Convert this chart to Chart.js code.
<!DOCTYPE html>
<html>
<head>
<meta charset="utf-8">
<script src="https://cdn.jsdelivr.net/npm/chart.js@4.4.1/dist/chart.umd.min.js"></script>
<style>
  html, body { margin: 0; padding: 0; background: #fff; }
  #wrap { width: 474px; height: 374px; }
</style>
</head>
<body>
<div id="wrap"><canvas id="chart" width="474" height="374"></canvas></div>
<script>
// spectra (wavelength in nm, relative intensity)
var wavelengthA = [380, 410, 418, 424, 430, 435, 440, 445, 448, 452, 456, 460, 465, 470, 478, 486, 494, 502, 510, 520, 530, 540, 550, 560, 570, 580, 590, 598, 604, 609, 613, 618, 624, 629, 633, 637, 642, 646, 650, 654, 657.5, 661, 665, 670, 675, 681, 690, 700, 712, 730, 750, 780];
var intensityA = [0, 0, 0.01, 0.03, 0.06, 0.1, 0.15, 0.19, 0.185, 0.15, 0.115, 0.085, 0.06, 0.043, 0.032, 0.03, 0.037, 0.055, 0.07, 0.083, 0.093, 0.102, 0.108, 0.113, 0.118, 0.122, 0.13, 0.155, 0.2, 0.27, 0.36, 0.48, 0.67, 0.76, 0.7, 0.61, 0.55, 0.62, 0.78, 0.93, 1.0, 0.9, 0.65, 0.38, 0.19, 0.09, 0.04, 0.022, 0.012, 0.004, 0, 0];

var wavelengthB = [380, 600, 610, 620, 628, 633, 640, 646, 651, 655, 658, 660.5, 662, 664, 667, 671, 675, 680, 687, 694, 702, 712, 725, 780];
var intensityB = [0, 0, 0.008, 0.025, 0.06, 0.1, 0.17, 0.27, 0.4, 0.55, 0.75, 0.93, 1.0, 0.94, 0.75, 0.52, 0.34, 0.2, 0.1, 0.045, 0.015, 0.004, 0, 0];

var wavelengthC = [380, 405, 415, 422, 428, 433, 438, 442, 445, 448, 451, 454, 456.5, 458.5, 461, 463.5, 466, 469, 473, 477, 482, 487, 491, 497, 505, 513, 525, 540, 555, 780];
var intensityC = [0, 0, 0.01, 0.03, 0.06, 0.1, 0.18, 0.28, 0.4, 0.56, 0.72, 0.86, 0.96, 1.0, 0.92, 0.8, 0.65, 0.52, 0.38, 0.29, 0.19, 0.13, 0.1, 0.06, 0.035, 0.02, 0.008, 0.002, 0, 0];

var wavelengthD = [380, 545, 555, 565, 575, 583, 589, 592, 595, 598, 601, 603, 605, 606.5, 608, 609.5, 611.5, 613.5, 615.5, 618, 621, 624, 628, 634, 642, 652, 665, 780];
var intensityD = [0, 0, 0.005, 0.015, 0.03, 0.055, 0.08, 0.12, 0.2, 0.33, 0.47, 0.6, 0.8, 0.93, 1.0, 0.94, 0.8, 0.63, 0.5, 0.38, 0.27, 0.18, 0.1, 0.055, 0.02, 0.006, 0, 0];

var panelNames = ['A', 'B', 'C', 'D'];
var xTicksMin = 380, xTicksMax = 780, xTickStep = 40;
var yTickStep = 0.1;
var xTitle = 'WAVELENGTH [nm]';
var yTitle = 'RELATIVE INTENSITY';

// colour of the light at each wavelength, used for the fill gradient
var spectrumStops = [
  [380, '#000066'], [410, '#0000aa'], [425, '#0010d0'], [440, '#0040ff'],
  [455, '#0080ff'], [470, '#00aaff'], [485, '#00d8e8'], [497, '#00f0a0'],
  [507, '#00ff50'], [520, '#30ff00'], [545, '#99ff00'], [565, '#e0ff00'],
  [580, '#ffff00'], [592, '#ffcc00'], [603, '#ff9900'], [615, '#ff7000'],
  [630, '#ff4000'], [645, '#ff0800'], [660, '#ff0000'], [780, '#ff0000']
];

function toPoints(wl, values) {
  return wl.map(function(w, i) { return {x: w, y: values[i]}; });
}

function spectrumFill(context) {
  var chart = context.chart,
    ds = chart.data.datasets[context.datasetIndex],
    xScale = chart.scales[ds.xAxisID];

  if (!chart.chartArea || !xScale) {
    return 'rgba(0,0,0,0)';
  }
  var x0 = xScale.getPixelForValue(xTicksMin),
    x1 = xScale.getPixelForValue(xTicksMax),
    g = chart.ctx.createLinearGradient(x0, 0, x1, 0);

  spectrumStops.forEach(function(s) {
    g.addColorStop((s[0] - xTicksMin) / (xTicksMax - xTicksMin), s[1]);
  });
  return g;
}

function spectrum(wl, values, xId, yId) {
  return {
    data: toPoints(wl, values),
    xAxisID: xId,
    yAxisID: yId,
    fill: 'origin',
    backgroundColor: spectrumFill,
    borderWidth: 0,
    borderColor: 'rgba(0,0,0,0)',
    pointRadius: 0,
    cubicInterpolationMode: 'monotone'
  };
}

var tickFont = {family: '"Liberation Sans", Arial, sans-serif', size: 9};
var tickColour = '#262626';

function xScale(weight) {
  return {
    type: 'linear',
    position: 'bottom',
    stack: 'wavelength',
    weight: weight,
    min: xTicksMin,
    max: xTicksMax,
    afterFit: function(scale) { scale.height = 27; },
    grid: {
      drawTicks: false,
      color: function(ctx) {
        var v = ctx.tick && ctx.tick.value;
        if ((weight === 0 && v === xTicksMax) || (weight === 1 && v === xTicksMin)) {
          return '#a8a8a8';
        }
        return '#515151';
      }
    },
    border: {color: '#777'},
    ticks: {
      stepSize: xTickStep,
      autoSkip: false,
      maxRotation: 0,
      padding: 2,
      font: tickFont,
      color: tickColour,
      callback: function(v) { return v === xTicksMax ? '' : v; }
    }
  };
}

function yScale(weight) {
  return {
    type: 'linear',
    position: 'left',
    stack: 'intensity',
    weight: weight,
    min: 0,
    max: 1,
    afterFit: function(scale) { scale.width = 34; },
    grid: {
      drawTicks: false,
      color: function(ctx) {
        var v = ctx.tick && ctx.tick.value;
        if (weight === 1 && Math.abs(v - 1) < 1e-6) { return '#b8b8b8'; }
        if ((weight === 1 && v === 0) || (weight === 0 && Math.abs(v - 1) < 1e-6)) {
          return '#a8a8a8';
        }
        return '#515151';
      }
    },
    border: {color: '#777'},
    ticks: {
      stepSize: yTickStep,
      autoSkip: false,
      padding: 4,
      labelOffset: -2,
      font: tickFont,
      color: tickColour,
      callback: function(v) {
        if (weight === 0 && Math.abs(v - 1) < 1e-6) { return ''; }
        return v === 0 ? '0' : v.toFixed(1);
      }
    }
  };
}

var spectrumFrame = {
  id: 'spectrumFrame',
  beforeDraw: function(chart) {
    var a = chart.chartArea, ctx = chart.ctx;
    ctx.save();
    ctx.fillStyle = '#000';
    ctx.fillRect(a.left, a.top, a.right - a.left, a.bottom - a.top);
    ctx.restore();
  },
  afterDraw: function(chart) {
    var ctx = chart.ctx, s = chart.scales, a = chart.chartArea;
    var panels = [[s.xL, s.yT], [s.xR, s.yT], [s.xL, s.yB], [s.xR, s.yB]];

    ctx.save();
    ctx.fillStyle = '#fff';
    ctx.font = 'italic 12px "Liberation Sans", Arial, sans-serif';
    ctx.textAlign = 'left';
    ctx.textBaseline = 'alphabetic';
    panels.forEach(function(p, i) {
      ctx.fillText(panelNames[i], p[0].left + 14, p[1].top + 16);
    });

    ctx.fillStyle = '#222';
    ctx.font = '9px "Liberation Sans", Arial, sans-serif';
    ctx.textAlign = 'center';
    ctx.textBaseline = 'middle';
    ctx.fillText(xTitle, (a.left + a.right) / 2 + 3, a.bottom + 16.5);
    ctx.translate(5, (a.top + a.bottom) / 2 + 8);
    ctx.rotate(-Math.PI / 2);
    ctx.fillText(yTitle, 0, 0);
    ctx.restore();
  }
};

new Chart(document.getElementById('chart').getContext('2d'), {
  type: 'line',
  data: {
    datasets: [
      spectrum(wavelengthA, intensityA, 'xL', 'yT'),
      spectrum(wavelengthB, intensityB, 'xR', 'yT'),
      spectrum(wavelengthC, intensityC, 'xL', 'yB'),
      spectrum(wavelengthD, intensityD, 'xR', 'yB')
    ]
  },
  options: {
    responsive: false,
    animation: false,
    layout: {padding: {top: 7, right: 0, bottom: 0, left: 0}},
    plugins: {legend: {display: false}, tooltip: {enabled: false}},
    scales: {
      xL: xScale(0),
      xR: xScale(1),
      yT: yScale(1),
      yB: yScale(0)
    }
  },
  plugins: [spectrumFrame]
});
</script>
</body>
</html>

------------------------------------------------------------------------

Task statement -
Begin with the first line of the data above and, please, print each line exactly until you have printed the line containing "0.012, 0.004, 0, 0];"; print nothing else.

Answer to this exercise -
Convert this chart to Chart.js code.
<!DOCTYPE html>
<html>
<head>
<meta charset="utf-8">
<script src="https://cdn.jsdelivr.net/npm/chart.js@4.4.1/dist/chart.umd.min.js"></script>
<style>
  html, body { margin: 0; padding: 0; background: #fff; }
  #wrap { width: 474px; height: 374px; }
</style>
</head>
<body>
<div id="wrap"><canvas id="chart" width="474" height="374"></canvas></div>
<script>
// spectra (wavelength in nm, relative intensity)
var wavelengthA = [380, 410, 418, 424, 430, 435, 440, 445, 448, 452, 456, 460, 465, 470, 478, 486, 494, 502, 510, 520, 530, 540, 550, 560, 570, 580, 590, 598, 604, 609, 613, 618, 624, 629, 633, 637, 642, 646, 650, 654, 657.5, 661, 665, 670, 675, 681, 690, 700, 712, 730, 750, 780];
var intensityA = [0, 0, 0.01, 0.03, 0.06, 0.1, 0.15, 0.19, 0.185, 0.15, 0.115, 0.085, 0.06, 0.043, 0.032, 0.03, 0.037, 0.055, 0.07, 0.083, 0.093, 0.102, 0.108, 0.113, 0.118, 0.122, 0.13, 0.155, 0.2, 0.27, 0.36, 0.48, 0.67, 0.76, 0.7, 0.61, 0.55, 0.62, 0.78, 0.93, 1.0, 0.9, 0.65, 0.38, 0.19, 0.09, 0.04, 0.022, 0.012, 0.004, 0, 0];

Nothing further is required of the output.